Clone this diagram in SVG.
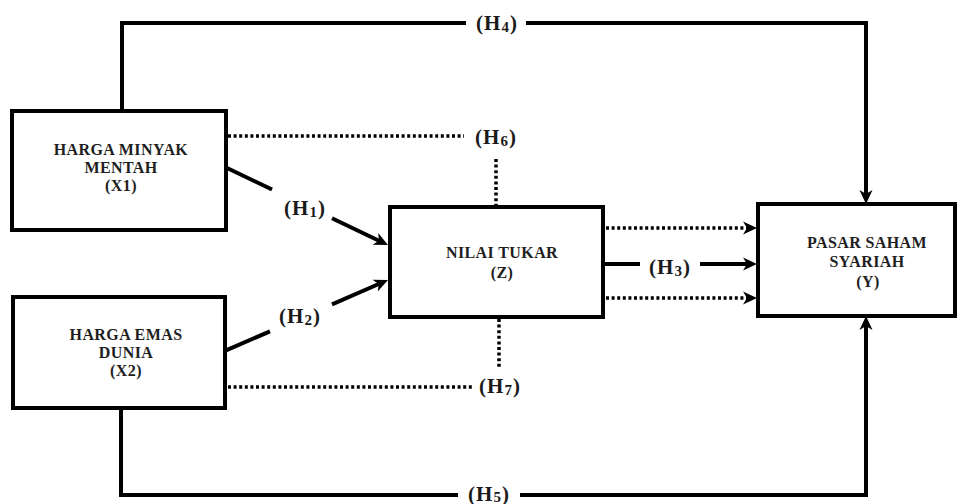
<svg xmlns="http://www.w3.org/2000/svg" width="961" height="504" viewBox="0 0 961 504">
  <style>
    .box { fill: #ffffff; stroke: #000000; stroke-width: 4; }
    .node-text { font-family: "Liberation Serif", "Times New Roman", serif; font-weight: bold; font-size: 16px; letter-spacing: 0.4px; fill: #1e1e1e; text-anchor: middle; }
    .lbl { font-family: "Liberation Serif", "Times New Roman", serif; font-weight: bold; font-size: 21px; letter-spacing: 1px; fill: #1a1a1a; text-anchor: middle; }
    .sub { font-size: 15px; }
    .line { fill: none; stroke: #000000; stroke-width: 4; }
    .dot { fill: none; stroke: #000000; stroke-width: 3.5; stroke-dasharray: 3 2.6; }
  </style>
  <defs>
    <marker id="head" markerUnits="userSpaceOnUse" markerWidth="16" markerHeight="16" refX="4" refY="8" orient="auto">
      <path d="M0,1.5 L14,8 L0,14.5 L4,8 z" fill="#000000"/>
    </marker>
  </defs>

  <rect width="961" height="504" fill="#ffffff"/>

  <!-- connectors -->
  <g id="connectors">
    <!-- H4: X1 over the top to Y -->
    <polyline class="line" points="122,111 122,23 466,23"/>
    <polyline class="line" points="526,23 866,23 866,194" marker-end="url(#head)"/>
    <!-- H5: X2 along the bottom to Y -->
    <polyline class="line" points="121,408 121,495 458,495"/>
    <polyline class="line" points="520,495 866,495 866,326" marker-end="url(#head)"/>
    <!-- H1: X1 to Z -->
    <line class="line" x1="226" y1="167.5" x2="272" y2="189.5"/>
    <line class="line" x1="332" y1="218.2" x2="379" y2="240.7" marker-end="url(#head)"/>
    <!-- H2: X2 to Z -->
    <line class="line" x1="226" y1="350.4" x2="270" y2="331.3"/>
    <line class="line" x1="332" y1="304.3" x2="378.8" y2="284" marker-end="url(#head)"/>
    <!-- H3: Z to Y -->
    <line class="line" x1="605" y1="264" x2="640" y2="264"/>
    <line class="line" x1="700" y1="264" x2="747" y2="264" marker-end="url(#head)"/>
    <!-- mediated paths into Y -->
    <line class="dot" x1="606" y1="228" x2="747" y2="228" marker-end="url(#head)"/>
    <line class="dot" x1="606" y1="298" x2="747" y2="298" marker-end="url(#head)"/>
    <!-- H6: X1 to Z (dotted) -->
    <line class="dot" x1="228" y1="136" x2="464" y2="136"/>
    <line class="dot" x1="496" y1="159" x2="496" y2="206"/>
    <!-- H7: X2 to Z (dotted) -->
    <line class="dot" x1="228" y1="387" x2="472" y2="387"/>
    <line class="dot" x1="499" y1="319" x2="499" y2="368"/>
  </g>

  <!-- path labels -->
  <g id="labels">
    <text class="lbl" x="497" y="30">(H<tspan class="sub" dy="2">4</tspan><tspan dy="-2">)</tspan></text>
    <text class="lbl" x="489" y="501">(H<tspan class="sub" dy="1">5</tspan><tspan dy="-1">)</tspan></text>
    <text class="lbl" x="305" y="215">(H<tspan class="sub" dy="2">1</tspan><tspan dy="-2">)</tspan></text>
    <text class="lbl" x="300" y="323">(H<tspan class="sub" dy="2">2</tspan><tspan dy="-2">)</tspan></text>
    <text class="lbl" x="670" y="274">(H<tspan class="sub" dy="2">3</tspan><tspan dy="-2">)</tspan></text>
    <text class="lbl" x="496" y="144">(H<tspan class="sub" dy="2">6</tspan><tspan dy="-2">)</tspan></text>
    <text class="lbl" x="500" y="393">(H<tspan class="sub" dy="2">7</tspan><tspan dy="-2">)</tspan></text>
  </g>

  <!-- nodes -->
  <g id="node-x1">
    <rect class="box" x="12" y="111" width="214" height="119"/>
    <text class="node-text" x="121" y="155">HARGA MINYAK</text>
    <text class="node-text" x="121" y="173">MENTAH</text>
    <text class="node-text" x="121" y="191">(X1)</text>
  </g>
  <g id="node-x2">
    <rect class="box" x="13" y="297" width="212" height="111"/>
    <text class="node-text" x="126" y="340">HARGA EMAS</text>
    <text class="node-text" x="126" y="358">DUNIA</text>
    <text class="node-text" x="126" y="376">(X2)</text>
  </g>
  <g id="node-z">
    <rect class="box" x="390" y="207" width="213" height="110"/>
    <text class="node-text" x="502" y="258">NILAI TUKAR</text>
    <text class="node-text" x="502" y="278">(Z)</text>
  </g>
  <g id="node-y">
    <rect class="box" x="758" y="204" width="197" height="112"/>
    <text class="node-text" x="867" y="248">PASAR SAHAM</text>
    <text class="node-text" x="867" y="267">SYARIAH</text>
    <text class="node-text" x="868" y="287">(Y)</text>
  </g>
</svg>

^^^^^^^^

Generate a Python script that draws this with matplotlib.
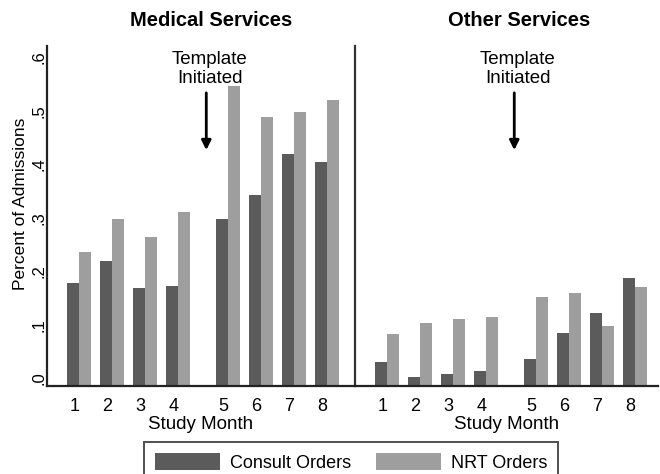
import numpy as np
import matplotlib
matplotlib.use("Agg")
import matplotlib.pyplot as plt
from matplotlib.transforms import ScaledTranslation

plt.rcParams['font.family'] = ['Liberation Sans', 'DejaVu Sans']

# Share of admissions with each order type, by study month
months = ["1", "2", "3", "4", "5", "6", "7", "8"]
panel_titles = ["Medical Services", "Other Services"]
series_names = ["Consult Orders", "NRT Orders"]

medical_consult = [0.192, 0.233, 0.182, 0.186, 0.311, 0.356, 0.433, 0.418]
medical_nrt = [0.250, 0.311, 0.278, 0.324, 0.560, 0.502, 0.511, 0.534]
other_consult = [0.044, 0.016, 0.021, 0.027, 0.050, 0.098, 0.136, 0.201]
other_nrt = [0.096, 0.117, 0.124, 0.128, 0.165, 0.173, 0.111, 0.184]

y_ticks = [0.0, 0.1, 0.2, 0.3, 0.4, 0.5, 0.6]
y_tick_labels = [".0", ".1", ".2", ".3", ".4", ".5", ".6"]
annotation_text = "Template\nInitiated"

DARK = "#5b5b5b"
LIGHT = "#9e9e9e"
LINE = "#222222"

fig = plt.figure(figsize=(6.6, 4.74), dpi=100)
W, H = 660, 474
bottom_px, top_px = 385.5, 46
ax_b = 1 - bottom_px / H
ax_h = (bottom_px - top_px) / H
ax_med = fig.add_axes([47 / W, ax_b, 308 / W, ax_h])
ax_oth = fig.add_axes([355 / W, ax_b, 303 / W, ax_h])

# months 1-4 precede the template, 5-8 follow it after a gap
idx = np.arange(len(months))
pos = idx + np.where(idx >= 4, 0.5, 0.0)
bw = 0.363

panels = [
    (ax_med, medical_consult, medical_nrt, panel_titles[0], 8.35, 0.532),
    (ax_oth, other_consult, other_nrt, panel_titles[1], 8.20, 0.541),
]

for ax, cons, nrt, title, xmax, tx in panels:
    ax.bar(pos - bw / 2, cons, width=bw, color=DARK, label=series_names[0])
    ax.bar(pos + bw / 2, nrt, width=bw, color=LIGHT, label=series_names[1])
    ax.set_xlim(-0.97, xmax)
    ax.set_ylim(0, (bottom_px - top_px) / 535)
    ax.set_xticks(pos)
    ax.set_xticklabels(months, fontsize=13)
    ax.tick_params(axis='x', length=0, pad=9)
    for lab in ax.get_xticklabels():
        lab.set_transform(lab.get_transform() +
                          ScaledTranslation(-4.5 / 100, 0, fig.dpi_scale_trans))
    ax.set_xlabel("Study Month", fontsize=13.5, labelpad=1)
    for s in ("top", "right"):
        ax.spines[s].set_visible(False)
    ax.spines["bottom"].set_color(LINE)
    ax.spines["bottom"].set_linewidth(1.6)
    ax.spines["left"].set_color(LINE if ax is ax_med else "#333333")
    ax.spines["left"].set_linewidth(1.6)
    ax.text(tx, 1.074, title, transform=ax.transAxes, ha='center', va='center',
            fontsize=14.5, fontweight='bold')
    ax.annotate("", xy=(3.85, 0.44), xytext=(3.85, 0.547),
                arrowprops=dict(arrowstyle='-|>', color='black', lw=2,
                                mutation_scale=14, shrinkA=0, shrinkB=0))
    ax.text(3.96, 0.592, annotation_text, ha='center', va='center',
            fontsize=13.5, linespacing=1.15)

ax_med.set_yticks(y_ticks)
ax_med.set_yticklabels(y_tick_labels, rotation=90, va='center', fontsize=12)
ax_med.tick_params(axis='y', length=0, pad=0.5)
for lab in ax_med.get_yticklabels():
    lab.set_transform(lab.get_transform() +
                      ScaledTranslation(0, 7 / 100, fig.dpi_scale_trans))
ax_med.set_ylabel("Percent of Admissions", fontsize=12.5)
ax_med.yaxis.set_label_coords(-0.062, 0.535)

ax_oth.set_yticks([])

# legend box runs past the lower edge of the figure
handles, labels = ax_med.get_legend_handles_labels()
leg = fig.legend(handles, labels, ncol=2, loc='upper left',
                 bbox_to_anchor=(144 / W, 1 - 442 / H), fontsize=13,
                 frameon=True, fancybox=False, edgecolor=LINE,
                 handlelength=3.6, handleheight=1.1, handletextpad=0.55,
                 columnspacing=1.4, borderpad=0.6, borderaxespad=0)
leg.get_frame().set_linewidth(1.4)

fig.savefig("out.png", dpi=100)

^^^^^^^^

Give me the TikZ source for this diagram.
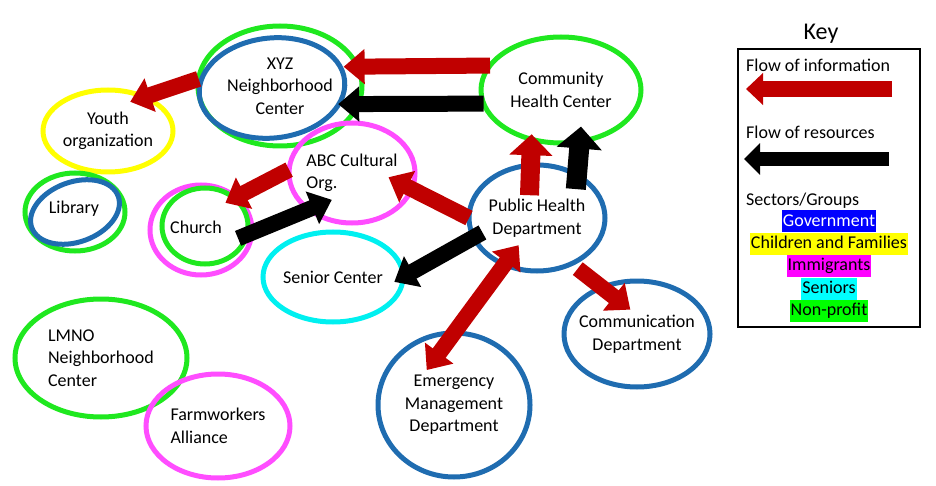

^^^^^^^^

> [WORK TO BE COMPLETED]:
Scan the material line by line and report each one that contains "diagram".

> [WRITTEN REPLY]:
Clone this diagram in SVG.
Give me the TikZ source for this diagram.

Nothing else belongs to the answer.